Written request ▸
Pictures in the data should be dropped; transcribe exactly the lines from the one that has "Write a Python" through the one that has "x_vals = [0.5, 1.0, 2.23, 3.2, 3.92]".

>> Begin Information provided

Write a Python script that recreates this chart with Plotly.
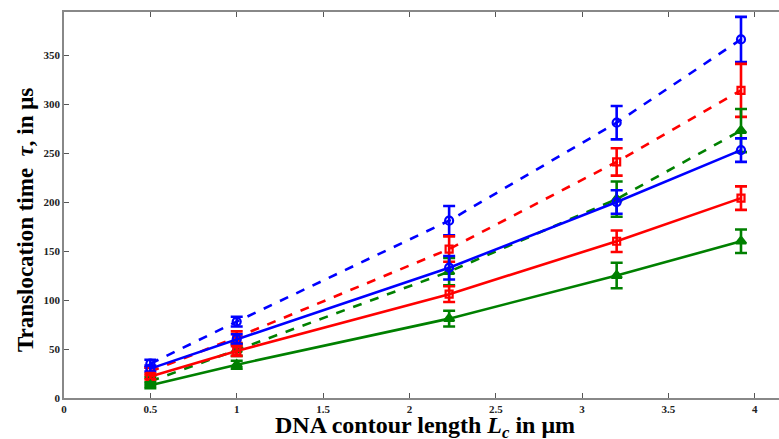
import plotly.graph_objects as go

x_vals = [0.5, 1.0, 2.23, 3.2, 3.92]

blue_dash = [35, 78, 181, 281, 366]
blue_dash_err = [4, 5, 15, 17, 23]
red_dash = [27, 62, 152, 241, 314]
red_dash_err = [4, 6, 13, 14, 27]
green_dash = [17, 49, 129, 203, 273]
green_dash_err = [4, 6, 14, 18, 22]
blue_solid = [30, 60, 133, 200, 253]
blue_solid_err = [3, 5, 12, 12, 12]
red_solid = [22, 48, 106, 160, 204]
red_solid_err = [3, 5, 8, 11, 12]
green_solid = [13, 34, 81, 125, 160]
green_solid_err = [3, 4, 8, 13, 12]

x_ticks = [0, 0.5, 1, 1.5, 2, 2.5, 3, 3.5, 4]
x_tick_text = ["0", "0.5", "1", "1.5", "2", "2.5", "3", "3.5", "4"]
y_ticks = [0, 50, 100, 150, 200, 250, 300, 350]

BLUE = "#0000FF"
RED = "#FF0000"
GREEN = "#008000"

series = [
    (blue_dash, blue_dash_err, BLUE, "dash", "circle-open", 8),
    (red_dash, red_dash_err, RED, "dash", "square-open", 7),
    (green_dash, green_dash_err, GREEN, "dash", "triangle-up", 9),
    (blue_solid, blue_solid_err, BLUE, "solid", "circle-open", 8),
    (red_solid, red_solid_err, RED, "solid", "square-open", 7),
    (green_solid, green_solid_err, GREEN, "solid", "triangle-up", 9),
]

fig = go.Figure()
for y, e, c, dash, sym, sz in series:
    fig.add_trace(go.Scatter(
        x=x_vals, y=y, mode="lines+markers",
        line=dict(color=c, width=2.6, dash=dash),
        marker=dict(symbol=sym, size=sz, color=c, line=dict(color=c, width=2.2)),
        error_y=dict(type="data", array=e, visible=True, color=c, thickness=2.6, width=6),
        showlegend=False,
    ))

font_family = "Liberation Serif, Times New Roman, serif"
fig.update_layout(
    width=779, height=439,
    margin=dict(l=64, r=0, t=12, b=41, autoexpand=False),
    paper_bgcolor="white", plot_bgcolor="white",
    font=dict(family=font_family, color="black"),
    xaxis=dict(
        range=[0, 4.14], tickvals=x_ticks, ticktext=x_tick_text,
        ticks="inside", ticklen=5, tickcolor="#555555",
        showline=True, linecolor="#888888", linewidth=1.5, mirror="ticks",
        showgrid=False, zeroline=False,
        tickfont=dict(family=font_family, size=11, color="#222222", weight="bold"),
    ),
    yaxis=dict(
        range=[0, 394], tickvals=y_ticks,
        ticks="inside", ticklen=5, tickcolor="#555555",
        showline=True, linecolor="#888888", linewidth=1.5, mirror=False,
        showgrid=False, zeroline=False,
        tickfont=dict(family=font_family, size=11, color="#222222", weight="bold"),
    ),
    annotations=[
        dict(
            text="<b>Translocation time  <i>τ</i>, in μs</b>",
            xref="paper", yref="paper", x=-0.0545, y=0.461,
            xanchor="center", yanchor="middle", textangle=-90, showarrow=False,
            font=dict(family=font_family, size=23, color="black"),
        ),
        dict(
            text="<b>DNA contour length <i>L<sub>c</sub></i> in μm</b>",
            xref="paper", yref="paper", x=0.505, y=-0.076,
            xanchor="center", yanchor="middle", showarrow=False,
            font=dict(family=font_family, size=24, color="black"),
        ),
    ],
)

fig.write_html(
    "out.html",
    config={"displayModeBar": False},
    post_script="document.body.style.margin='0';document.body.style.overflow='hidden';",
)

>> End Information provided
>> Begin Information provided

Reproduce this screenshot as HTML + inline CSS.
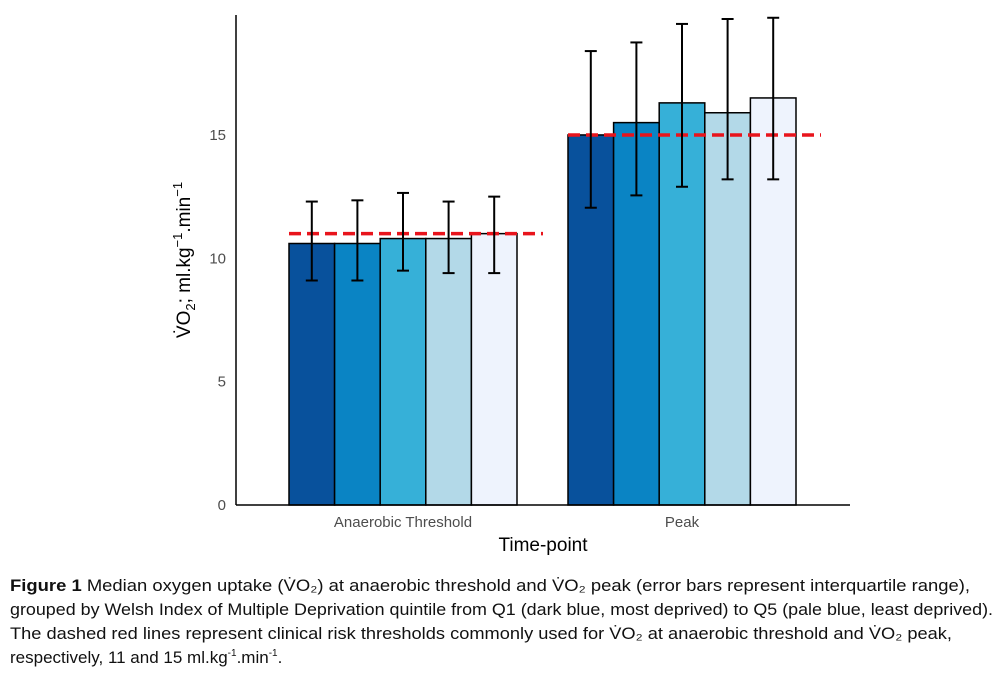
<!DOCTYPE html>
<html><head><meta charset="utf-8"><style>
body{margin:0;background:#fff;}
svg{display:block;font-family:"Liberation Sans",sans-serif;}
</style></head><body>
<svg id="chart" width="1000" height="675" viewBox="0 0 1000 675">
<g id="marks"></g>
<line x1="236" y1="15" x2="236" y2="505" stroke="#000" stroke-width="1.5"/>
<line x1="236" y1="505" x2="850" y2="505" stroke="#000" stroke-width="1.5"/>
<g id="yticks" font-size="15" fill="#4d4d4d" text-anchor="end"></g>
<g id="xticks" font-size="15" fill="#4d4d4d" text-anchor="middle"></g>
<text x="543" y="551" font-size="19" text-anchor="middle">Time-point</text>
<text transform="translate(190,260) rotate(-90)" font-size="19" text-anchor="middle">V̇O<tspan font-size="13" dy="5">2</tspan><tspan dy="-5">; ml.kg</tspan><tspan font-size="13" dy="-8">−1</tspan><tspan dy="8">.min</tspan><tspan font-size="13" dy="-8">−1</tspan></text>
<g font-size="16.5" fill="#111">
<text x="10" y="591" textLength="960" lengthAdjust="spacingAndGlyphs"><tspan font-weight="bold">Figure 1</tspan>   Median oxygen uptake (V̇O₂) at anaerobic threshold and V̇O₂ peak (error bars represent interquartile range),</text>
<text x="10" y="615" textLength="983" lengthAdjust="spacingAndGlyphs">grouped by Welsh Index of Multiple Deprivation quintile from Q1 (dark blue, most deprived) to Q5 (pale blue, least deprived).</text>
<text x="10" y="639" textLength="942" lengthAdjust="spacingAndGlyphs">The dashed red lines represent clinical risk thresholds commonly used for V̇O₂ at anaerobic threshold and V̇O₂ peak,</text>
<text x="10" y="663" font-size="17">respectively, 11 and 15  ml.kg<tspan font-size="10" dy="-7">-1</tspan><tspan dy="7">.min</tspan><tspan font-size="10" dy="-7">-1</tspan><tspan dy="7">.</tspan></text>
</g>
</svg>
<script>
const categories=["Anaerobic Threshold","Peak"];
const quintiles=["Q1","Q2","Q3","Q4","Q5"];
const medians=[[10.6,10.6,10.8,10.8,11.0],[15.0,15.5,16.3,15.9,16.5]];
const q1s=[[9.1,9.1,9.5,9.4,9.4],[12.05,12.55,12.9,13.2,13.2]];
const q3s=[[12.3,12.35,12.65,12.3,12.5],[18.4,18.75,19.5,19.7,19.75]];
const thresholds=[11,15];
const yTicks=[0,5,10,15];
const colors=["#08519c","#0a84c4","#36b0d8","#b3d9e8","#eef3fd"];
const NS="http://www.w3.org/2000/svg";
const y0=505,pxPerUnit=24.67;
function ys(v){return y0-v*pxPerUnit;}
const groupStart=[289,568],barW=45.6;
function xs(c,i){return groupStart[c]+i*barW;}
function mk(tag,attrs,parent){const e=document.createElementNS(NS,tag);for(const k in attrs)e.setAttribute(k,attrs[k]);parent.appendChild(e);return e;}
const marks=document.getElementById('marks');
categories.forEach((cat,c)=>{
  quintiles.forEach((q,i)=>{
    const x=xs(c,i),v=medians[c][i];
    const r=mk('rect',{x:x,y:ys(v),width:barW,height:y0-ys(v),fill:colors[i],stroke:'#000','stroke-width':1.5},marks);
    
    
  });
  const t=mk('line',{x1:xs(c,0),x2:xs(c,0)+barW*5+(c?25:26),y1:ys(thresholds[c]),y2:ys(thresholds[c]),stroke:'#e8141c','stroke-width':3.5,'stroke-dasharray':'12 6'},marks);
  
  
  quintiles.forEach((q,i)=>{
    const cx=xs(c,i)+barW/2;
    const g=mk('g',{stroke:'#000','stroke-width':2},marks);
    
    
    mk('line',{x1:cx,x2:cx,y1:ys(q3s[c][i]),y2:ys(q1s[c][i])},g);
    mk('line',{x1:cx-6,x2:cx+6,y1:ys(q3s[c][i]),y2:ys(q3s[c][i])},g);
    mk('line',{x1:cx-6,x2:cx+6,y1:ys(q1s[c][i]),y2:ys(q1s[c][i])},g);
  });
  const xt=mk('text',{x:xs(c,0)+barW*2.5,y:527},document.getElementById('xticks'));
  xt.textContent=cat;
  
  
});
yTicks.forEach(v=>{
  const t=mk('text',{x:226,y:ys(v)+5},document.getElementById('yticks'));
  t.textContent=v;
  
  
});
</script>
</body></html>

>> End Information provided

The response ▸
Write a Python script that recreates this chart with Plotly.
import plotly.graph_objects as go

x_vals = [0.5, 1.0, 2.23, 3.2, 3.92]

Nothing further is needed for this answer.